No estamos ante una disyuntiva novedosa: el socialismo real siempre se resistió a admitir que los “intereses de clase” pudieran no ser totalmente objetivos y que, por tanto, pudiera haber muy distintos intereses de clase en función de las sectarias intracoaliciones de proletarios que se fueran conformando. De ahí que la táctica habitual de los regímenes socialistas para hacer frente a las discrepancias internas (a las luchas de poder por erigirse en la vanguardia del proletariado) fuera acusar a los rivales de contrarrevolucionarios o pequeñoburgueses para, acto seguido, proceder a purgarlos.
Y, ciertamente, la política es una arena donde se entremezclan los peores instintos del ser humano: la ambición desmedida por el poder, la mentira propagandística, la envidia, la desconfianza o la deslealtad.

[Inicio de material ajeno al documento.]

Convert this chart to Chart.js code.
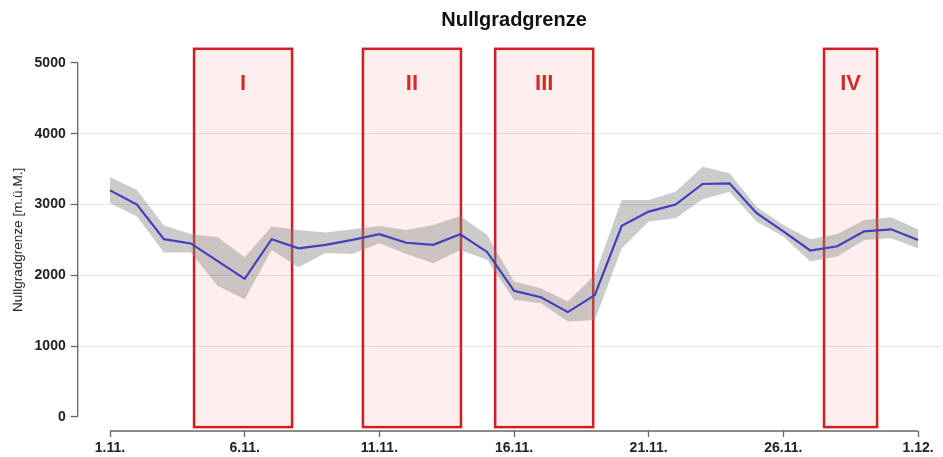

Pero, más allá de los comportamientos psicopáticos que desde luego allí tienden a predominar, lo que estos enfrentamientos internos desde luego ponen de manifiesto es que no existe nada similar a un consenso acerca de cuál es el “interés del pueblo” entre los presuntos defensores del pueblo: al contrario, cada persona posee una visión particular de cuál es el bien común que, en mayor o menor medida, entra en contradicción con las de otros.
El simplismo maniqueísta de buenos y malos, de redentores y redimidos, de mesías y grey puede ser eficaz a la hora de movilizar a ciertas masas y obtener su apoyo electoral, pero constituye una mala e incompleta descripción de las dinámicas sociales y de los dispares intereses individuales (y grupales) que se hallan presentes dentro de cualquier comunidad. El conflicto por tomar el poder e imponer al conjunto de la población una jerarquía personalista de valores y objetivos es inevitable y no se agota una vez se haya derrocado a la casta: una vez tumbada la primera línea de enemigos, tocará eliminar a la segunda hasta llegar a las depuraciones internas. Pura ley de hierro de las oligarquías.

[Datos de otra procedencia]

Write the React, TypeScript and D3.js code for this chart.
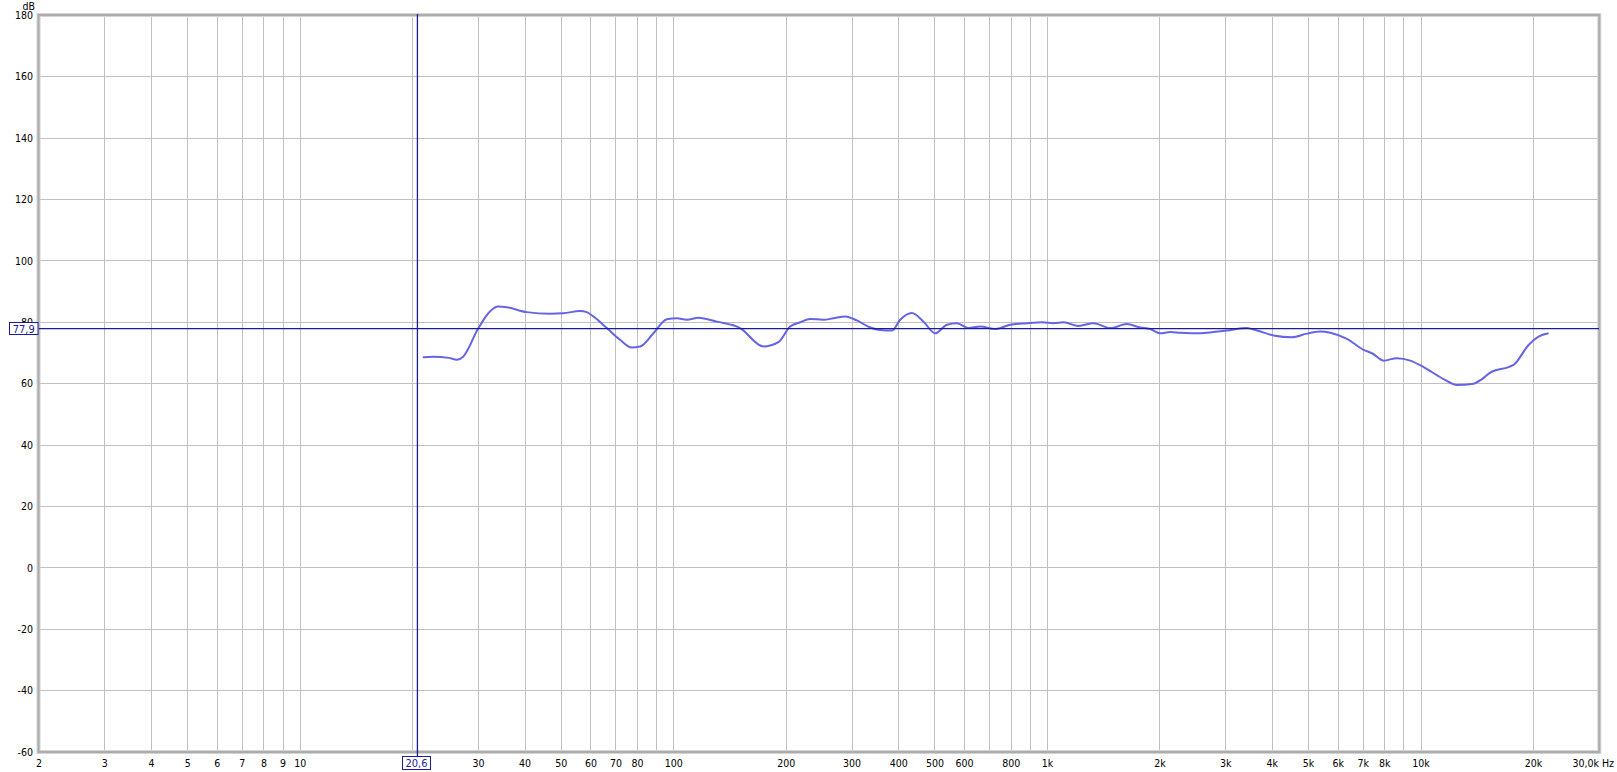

En suma, siempre que algunos traten de imponer a otros una visión muy exhaustiva y completa sobre lo que debe ser la sociedad se generará malestar y enfrentamiento. Frente a visiones tan plurales e irreconciliables sobre el bien común, el liberalismo siempre ha defendido el respeto mutuo como base para la coexistencia pacífica. Que dentro del bando de los “buenos” no hayan dejado de matarse en sus breves cuatro años de existencia debería ser la prueba más flagrante de que el problema a resolver no es quién gobierne, sino con qué límites se gobierna: los máximos límites posibles a la acción estatal para que sea cada individuo quien decida el rumbo de su propia vida.